New Russian Nuclear Powered Icebreakers

NavyRecognition provides us some information on a new class of Russian nuclear powered Icebreaker. They are, to say the least, huge.

  • Length: 209 meters (686 feet)
  • Beam 47.7 meters (156 feet)
  • Draft: 13 meters (43 feet)
  • 120 MW (160,923 HP) (More than twice that of the Polar Star)
  • Power will be provided by four props on conventional shafts.

They are planning to build three. It is claimed they will be able to break ice 4.3 meters thick and be able to continuously break two meter ice while making 11 knots. They are expected to cost 70B rubles, or about $1.04B US.

10 thoughts on “New Russian Nuclear Powered Icebreakers

  1. I can’t help the feeling that this “Leader” is going to be a white elephant: the “halo project” sucks up the limited Russian resources and, in the end, is probably not as useful as they’d hope.

    11 knots in 2-metre ice sounds fancy on paper until you realize you’re practically throwing those gigantic (possibly multi-year) ice blocks against the bow of the following ship at even higher velocity due to that 120 megawatts of propeller slipstream. I’m not sure if Arc7 (the ice class of the new icebreaking LNG carriers, roughly comparable to PC 3) is strong enough to withstand that. One of the reasons why Russia ended up purchasing 19 high ice class SA-15-type Arctic freighters from Finland in the early 1980s was that their existing tonnage was getting seriously beaten up while being towed by then-new Arktika-class icebreakers.

    In addition, instead of having four RITM-200 reactors (the same type used in the 60-megawatt ships they are now building), the Russians plan to have two “double-sized” RITM-400 reactors in the Leader. Perhaps designing nuclear reactors is a lot easier than I think, but my first thought was along the lines of “Open AutoCAD, CTRL+A (select all), type command “SCALE”, hit “2” and ENTER” – what could possibly go wrong? Personally, when designing new ships, I personally tend to use existing “building blocks” as far as practicable to keep the cost down and the concept feasible…

    There’s also a far more realistic plan to build a fleet of LNG-powered icebreakers with 40 MW propulsion power in co-operation the gas giant Novatek:,novatek-and-rosatom-to-cooperate-on-lngpowered-arctic-icebreakers_54260.htm

    I recall seeing a news piece in Russian pricing those at about 300 million dollars each.

  2. Is it just me, or does the size plus the appearance of the forward 1/3 of the ship equal “Arctic cruise ship?” Is there a casino and indoor swimming pool in the superstructure?

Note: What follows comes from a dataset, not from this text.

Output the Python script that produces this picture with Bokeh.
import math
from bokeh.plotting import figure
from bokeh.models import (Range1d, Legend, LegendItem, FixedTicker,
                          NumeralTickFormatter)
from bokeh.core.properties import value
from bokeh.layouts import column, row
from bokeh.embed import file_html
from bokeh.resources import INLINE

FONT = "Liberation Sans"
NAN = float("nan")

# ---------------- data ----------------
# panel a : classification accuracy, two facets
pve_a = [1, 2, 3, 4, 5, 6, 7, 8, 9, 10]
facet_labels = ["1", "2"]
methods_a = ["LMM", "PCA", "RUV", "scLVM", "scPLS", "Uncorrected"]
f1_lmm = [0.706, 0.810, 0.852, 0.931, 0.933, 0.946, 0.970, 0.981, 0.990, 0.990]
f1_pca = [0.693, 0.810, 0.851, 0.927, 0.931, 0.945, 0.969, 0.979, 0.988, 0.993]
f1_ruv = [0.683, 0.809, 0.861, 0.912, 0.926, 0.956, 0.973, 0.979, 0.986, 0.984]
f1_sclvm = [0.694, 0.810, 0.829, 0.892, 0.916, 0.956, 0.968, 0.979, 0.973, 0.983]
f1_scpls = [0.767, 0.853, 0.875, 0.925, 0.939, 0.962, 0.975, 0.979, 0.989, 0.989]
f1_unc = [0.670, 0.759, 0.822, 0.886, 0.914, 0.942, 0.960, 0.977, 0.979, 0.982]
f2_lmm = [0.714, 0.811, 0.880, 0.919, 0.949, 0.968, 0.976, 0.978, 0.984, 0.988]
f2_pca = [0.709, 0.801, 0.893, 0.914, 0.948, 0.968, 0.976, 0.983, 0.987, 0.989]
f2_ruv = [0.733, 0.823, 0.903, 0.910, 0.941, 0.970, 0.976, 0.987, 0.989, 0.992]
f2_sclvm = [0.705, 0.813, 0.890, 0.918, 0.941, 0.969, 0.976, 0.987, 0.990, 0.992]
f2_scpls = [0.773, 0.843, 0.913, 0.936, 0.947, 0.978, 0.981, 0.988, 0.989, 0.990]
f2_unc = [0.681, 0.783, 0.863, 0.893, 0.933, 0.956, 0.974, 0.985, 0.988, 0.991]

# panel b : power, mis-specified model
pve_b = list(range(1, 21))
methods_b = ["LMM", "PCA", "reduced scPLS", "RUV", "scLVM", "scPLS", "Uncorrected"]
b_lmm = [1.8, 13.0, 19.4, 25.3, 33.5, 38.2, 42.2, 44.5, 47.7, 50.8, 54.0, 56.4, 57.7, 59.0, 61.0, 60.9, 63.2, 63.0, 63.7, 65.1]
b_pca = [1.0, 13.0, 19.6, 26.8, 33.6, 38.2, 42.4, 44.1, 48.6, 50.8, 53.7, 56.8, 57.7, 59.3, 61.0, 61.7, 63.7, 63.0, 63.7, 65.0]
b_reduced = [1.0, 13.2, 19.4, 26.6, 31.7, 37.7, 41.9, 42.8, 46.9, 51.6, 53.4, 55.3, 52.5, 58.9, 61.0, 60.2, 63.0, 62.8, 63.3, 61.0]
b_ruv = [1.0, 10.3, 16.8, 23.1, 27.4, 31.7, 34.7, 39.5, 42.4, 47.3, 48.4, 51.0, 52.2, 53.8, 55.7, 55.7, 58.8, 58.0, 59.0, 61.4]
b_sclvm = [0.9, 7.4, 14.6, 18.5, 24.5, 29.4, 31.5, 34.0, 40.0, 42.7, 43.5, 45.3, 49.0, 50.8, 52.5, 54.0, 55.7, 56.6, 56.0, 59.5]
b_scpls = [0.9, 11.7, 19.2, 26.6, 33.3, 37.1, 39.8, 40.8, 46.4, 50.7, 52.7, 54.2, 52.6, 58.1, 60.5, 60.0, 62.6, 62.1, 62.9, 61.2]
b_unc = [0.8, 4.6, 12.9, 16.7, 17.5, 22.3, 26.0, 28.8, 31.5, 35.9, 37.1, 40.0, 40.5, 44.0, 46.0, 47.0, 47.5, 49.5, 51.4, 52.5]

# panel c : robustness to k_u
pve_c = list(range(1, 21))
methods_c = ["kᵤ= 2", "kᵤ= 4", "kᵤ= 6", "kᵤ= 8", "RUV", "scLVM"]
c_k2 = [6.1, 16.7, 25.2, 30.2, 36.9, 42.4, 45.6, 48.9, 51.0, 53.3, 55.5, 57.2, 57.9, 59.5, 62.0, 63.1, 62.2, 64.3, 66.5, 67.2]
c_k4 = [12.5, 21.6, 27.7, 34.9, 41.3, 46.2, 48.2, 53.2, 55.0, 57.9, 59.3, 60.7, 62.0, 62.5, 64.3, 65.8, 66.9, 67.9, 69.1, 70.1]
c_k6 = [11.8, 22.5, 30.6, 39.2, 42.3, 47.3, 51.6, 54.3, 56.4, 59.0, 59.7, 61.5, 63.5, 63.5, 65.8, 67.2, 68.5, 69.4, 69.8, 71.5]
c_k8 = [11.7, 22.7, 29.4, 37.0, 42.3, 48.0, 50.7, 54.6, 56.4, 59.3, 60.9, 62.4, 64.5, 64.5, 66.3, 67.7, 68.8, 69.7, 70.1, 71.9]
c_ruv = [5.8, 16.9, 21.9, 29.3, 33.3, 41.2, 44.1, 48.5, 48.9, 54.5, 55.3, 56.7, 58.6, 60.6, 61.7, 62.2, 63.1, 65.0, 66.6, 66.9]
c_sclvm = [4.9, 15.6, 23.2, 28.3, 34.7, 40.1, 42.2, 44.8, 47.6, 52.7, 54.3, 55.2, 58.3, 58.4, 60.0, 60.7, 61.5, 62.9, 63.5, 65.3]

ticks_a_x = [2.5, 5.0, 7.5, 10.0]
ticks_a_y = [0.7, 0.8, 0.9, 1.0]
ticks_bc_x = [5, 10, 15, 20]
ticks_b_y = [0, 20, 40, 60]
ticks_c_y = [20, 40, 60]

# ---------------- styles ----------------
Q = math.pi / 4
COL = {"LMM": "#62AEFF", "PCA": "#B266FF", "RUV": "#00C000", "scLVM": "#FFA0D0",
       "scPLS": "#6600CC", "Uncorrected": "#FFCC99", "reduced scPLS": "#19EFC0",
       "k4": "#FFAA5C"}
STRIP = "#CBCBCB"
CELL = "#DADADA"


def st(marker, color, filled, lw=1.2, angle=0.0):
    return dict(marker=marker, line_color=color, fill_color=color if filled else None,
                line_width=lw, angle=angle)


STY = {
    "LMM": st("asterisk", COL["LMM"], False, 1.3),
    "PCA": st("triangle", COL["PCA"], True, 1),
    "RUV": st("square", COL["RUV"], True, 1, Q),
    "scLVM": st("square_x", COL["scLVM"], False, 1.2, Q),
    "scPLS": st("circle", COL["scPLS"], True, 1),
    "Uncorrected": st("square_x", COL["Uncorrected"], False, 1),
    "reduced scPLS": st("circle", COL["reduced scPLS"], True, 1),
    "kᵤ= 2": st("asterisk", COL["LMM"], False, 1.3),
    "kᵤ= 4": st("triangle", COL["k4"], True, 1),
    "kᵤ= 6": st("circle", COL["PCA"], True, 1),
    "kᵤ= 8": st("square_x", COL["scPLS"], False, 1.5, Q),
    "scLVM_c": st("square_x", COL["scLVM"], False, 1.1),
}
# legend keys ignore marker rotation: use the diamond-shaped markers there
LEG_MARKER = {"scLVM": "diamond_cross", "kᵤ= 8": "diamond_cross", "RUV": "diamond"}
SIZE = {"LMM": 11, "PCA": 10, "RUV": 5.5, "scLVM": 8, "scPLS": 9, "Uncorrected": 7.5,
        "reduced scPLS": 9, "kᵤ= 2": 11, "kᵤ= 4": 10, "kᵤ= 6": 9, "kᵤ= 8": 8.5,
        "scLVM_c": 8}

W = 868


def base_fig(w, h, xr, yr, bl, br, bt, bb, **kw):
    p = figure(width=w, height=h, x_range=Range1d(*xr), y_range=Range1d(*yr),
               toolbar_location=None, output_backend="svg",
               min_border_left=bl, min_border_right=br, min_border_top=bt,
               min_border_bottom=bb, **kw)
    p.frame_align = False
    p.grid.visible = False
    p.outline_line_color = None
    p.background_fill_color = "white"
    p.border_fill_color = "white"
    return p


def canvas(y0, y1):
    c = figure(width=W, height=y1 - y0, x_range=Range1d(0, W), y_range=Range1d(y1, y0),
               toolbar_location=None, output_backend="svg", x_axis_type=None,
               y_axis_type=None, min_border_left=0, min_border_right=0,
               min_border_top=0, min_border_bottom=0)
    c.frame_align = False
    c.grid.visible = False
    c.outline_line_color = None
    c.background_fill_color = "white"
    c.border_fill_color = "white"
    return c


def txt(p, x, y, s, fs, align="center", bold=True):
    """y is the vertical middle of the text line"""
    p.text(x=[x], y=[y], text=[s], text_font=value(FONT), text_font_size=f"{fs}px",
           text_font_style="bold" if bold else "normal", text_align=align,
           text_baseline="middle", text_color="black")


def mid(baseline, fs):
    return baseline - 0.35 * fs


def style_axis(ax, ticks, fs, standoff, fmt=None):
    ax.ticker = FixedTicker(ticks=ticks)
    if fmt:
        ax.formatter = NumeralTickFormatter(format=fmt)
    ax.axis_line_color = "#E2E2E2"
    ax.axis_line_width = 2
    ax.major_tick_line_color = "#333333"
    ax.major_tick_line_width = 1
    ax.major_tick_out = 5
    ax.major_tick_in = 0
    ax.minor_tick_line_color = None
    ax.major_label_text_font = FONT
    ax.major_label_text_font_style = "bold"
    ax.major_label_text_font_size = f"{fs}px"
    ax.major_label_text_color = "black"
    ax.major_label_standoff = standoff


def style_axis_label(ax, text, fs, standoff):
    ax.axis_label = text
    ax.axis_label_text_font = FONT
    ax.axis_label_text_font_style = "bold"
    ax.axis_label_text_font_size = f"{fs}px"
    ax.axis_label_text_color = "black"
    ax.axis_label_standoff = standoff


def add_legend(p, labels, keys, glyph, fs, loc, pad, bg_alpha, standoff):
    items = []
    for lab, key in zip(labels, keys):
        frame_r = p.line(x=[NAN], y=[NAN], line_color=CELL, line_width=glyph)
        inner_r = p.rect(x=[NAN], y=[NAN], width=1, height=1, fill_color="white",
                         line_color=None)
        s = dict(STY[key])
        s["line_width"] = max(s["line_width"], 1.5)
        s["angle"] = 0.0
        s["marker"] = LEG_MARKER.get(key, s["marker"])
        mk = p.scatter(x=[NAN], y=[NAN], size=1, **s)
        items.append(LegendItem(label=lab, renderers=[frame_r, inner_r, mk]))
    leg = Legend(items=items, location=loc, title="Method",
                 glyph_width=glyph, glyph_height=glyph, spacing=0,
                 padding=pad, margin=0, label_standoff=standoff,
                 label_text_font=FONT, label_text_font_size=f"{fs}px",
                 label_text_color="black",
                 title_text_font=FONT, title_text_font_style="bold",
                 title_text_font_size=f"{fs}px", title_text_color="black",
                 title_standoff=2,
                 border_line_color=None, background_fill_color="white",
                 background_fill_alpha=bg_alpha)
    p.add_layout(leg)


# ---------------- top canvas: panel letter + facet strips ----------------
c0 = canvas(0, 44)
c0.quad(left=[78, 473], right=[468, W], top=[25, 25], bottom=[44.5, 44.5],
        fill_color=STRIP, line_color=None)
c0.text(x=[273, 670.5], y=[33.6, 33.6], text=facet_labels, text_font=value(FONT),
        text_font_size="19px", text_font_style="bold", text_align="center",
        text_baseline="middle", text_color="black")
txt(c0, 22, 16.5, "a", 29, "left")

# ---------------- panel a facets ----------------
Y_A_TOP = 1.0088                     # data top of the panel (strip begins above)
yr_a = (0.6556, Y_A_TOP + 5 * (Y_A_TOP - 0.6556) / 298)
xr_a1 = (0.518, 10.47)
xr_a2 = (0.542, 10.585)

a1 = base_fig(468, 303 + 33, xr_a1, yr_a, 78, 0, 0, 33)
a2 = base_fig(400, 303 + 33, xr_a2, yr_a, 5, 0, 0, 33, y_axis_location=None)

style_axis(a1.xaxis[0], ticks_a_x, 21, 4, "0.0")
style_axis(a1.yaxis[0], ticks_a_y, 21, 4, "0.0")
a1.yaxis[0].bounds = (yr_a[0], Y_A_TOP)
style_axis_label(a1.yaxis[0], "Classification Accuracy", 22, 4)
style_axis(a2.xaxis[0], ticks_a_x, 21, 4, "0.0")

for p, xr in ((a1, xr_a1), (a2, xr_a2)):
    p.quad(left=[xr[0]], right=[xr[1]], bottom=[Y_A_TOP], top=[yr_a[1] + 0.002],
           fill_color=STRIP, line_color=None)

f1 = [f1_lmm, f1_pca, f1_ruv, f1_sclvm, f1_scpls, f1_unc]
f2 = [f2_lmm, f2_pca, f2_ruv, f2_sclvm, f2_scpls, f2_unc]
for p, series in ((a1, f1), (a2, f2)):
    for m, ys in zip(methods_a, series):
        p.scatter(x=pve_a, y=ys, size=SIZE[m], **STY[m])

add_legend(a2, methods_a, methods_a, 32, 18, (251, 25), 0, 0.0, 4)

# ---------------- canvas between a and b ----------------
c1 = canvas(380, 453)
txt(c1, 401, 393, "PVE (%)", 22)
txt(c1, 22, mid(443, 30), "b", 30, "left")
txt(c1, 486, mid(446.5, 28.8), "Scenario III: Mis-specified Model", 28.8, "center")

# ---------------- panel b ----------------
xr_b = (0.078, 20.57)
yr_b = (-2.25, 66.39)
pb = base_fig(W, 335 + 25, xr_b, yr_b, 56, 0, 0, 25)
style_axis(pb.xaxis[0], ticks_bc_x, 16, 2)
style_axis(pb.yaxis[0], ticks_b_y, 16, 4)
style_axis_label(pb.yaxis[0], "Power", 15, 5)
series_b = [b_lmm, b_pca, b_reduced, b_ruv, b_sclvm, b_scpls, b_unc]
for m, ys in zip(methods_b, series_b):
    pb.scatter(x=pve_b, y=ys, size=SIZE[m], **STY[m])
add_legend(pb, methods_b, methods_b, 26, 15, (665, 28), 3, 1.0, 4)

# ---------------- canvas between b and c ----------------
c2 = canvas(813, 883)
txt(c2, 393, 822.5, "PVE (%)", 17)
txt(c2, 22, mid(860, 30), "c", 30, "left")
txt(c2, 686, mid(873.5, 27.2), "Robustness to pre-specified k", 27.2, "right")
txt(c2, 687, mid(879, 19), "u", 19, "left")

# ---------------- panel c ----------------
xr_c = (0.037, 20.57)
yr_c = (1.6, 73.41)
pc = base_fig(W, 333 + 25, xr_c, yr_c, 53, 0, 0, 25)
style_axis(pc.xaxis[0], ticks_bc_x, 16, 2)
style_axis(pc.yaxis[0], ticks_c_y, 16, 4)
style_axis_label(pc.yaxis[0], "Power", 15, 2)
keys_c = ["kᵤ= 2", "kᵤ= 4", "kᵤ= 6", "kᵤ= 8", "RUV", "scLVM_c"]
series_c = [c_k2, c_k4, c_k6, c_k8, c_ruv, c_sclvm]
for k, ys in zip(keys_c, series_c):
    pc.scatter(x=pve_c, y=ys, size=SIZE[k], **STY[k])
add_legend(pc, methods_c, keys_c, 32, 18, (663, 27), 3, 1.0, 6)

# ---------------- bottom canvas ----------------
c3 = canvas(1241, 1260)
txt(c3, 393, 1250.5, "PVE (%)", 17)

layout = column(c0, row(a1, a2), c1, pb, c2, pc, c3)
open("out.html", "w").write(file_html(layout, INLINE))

What should I expect on a Russian buffet? Borscht and Beluga??

    • The Russians did make money, taking tourist to the Arctic, including the North Pole. I think in this case they may have the nuclear reactors in the superstructure. They have done that in the past.

      • Assuming they follow the general nuclear-powered icebreaker configuration, the reactors are located amidships and take up space from keel to superstructure. Most of the space below the main deck is reserved for various machinery and auxiliary systems. All crew spaces are located in the forward deckhouse. A smooth and sleek design actually makes sense when you want to avoid icing. I guess they also want to look modern.

      • I don’t know about the submarines, but the nuclear-powered icebreakers built in Finland in the late 1980s had, among other amenities, a winter garden for growing fresh vegetables in the Arctic (however, as of 2012 it was no longer in use according to the ice pilot we interviewed). Keep in mind that these are fully civilian-crewed ships that are deployed for months at a time in some of the harshest operating conditions on the planet. Each crew member has a large cabin just for themselves and there are a lot of common crew spaces. Movie theatres and basketball courts spanning two decks are not uncommon, and saunas, swimming pools etc. are of standard as they are required by the Russian national rules.

        Speaking of new icebreaker designs, the latest issue of Aker’s company newsletter just came out with a fresh rendering of the proposed Russian non-nuclear icebreakers on page 5:

        Click to access arctic_passion_news_2_2018.pdf

  3. @ Tups

    I had heard about the winter guardians.

    It reminds me of a story. At the height of the Cold War a RN Leander was tasked to follow a Soviet ship which had left port with a mysterious structure aft. There was bad weather and the frigate couldn’t get a decent view of their target. All they could discern was a couple of times a day a sailor would disappear inside the structure for a few minutes. The weather cleared and the seas calmed and the Leander closed with photographers at the rail ready to collect intel’. And then just as on every other day since leaving port a Soviet sailor approached the structure. This time he didn’t go in he just the latched the door open. And then from inside several large hens appeared and spent sometime getting fresh air on deck.

  4. The shipbuilding contract for the first 120-megawatt “leader-icebreaker” (or, as they have been calling it for some time now, just “Leader”) was signed today between Rosatom and Zvezda (and, as a sign of the times, it was done via a video link rather than in person). It should be commissioned by 2027 and followed by two sister ships by 2033.

    I still think that’s going to be a white elephant.